═════ The input ═════

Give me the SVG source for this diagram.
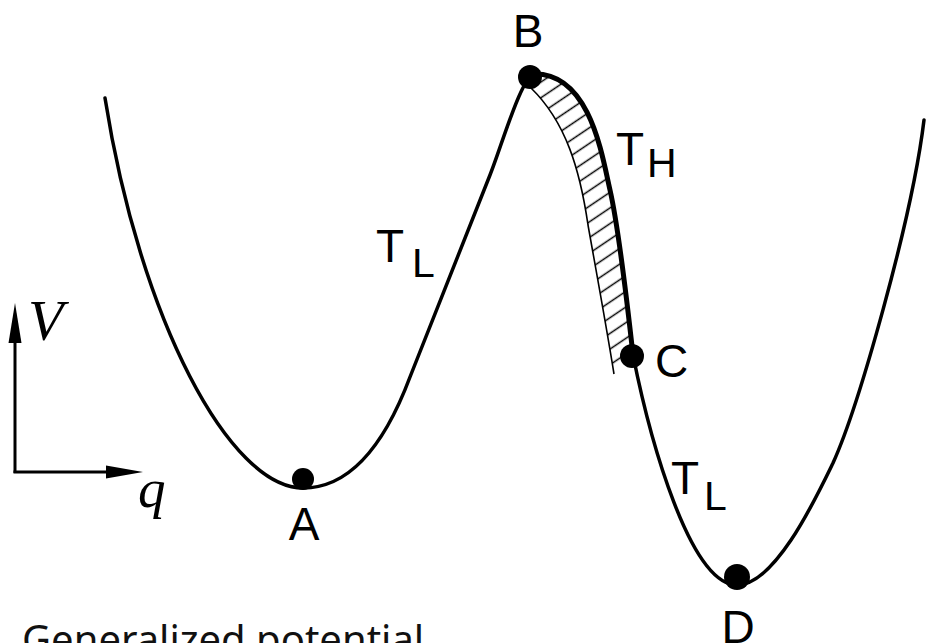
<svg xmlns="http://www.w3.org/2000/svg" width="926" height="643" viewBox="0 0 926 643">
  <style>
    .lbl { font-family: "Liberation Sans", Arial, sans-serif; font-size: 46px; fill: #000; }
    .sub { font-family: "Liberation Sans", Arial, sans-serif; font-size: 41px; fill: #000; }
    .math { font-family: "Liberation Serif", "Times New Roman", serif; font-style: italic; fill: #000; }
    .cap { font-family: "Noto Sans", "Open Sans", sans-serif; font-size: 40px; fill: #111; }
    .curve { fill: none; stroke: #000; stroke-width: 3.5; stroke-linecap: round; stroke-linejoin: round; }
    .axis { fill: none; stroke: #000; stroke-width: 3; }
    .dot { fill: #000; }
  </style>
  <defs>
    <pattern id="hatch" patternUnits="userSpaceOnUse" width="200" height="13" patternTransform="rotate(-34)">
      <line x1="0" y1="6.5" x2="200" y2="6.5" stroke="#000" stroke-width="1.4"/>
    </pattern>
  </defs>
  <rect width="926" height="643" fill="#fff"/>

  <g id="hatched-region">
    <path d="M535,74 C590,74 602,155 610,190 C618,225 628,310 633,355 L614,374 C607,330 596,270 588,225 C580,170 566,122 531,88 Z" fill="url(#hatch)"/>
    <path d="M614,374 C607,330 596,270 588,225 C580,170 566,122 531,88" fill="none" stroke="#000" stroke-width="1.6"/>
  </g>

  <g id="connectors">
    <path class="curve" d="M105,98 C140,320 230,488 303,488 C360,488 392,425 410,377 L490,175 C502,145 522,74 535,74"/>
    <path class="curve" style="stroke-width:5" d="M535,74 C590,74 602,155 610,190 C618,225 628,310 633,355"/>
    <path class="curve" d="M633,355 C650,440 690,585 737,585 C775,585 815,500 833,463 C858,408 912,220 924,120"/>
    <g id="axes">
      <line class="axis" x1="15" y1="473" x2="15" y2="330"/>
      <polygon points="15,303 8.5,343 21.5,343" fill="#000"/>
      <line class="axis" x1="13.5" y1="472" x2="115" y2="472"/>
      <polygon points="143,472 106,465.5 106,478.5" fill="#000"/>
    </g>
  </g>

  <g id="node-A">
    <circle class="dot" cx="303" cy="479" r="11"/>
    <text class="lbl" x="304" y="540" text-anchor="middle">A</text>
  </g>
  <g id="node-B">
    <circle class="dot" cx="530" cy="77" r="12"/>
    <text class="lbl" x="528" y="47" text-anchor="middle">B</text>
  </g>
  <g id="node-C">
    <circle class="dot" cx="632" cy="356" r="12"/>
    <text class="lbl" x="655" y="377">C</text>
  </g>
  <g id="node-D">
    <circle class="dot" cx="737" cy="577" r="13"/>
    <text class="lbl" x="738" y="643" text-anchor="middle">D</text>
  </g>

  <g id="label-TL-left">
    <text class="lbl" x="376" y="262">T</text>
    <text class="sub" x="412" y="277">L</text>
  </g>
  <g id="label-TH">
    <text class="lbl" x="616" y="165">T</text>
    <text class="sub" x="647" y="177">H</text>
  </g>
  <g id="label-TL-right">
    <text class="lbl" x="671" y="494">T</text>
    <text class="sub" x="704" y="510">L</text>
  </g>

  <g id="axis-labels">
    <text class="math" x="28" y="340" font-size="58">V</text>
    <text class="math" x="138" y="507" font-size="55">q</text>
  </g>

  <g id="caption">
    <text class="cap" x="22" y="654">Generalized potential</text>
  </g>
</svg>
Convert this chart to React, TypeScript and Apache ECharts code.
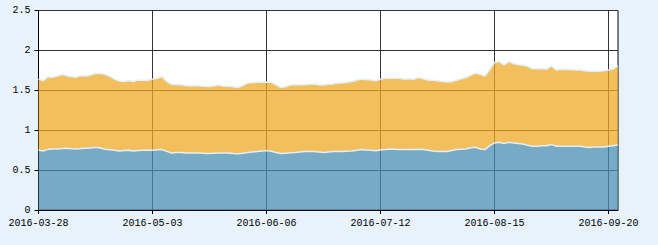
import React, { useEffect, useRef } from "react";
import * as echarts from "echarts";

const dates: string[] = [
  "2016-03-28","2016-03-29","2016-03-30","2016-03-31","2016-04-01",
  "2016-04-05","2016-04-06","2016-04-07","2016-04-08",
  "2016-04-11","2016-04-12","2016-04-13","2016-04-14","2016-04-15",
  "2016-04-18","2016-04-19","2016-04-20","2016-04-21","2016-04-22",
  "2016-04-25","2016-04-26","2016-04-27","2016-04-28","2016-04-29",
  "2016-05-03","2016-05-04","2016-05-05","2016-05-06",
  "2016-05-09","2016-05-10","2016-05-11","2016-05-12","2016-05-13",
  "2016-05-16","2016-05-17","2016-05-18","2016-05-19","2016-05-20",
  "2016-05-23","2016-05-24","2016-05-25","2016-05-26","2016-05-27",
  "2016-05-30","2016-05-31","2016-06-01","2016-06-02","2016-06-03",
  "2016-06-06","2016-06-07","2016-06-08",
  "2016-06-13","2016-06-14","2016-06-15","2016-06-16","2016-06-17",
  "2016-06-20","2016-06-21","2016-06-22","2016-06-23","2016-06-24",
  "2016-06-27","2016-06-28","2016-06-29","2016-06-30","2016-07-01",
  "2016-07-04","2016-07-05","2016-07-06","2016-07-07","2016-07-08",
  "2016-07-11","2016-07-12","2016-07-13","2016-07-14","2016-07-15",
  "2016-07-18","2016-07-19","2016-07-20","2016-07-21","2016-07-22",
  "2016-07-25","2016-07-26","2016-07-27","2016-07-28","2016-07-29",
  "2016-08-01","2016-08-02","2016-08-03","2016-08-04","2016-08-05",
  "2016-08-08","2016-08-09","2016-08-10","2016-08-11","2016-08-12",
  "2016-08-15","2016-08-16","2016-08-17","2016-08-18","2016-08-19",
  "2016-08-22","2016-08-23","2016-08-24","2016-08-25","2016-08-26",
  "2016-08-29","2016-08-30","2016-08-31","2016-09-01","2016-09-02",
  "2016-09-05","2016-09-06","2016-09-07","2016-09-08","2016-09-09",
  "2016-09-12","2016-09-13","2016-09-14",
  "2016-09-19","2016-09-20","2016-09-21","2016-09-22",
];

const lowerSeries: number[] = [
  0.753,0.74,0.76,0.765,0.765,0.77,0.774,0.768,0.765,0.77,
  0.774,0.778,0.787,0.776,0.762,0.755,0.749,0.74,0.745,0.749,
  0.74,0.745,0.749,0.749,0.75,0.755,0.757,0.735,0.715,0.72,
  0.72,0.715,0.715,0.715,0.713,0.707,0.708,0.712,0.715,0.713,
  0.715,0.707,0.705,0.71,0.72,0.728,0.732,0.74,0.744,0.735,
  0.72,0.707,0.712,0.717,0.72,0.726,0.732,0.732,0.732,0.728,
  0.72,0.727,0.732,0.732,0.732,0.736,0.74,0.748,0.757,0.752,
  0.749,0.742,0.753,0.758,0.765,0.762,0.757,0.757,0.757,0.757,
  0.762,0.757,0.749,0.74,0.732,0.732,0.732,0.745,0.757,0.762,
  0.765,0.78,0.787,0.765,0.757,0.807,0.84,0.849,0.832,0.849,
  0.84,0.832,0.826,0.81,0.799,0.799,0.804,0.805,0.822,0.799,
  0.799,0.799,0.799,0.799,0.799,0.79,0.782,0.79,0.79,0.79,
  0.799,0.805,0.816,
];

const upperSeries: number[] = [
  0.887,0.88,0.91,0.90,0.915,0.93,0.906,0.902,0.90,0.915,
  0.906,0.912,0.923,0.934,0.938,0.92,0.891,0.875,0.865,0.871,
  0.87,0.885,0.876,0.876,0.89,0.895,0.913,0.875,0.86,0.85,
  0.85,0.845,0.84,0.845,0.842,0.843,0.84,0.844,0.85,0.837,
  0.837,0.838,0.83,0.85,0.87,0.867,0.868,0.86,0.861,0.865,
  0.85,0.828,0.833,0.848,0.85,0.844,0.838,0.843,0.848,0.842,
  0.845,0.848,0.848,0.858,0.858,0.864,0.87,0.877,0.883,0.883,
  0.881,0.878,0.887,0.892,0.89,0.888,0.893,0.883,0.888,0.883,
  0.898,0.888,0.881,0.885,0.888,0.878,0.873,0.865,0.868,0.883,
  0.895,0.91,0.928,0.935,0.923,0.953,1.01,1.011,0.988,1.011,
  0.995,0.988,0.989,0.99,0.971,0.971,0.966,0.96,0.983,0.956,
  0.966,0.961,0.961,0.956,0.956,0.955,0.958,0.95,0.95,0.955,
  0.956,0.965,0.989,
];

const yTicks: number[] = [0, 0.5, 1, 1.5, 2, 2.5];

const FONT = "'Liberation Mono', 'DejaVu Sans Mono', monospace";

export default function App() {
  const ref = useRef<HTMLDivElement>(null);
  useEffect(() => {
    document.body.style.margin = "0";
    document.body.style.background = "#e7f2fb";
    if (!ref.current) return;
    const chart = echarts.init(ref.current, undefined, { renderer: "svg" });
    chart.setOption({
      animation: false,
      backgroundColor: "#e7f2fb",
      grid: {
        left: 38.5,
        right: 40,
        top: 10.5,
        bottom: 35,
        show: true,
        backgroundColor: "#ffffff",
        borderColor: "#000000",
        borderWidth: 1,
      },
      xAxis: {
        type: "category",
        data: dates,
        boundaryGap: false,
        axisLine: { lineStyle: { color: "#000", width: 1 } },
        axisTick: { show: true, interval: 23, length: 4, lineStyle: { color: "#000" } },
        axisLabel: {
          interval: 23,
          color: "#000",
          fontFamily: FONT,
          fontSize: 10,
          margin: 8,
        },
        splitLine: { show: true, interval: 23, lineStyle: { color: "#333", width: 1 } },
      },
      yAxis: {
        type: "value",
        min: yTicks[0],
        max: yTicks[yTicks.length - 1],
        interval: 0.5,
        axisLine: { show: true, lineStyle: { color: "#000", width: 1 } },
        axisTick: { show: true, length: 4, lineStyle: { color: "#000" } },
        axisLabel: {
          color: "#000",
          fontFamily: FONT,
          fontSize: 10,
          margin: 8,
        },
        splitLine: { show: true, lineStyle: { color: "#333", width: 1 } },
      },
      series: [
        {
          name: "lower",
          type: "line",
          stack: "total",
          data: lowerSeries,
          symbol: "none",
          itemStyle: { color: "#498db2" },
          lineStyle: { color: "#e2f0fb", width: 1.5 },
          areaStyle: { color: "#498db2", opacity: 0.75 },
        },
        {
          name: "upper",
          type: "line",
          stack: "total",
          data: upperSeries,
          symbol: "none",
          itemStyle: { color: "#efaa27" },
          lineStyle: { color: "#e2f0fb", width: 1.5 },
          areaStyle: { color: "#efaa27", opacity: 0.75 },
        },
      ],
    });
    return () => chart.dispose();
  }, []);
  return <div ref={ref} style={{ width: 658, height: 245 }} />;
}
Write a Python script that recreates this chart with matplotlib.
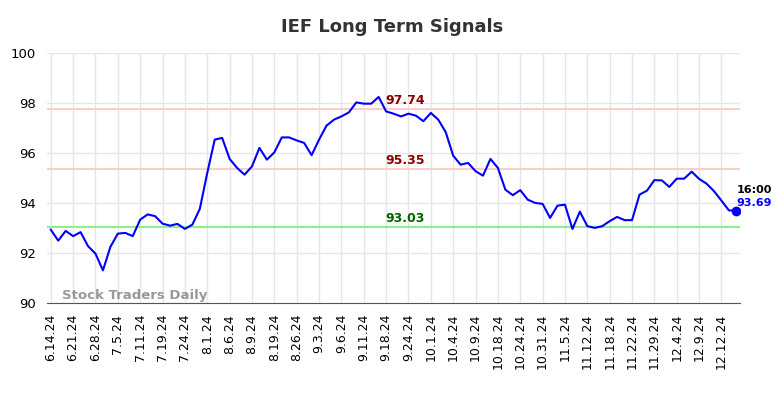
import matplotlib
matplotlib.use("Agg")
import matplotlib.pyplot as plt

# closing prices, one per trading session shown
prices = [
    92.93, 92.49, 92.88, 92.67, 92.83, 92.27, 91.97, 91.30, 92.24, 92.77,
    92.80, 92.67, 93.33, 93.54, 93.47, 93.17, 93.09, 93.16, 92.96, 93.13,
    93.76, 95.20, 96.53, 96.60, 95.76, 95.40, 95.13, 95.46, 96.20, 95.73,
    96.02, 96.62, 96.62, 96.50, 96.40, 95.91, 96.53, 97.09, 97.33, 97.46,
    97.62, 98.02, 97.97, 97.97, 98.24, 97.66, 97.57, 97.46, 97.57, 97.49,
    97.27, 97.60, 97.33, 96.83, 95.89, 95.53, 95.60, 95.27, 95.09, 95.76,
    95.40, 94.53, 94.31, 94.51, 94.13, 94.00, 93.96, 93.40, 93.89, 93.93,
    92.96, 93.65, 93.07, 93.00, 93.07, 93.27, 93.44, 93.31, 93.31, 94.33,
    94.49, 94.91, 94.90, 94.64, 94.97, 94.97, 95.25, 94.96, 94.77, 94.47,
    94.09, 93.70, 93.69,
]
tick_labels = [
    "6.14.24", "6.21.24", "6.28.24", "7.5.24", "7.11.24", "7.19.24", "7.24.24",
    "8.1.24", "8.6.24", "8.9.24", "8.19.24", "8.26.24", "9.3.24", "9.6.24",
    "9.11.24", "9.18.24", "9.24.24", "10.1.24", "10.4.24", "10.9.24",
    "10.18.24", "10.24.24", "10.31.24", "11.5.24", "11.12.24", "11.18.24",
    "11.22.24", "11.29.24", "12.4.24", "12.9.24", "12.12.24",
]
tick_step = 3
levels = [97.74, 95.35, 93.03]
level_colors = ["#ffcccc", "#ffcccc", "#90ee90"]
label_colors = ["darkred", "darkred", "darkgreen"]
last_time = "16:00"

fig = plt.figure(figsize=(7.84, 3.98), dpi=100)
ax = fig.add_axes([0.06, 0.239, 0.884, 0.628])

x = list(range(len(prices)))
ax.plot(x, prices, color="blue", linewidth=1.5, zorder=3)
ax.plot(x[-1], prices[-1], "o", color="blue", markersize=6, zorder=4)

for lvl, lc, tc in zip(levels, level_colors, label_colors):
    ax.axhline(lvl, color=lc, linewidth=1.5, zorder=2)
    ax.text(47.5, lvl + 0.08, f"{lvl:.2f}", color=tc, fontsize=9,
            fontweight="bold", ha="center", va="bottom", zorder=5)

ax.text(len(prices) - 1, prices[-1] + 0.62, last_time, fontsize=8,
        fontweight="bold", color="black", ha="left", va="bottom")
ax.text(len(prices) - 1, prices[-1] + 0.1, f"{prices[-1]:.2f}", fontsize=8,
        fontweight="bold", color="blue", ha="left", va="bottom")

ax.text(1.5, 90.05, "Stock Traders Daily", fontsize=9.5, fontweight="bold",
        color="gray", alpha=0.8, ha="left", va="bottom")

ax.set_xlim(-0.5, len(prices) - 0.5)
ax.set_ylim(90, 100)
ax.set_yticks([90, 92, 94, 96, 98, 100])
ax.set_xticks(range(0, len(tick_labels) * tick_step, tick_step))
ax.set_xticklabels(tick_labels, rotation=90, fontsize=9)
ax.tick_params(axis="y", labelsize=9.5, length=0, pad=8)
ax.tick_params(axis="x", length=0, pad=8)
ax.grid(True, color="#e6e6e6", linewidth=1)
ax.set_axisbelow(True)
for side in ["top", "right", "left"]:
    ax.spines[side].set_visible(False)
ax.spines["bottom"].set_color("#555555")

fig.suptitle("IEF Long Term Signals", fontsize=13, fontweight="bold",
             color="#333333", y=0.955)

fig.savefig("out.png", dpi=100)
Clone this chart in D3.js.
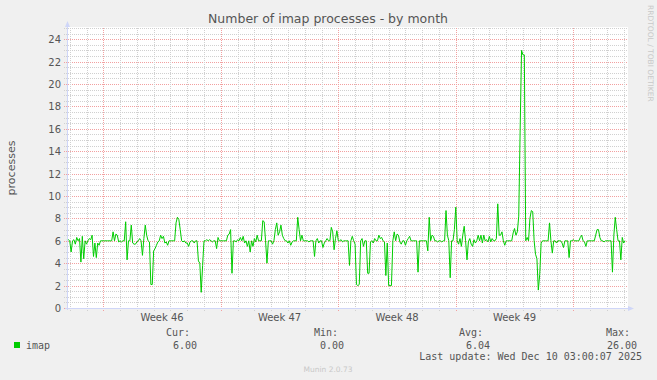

═════

Work to complete:
Only the lines from the one bearing "Convert this chart" to the one bearing "import * as", both included, should be restated word for word, with pictures left out.

Exercise answer:
Convert this chart to React, TypeScript and Apache ECharts code.
import React, { useEffect, useRef } from "react";
import * as echarts from "echarts";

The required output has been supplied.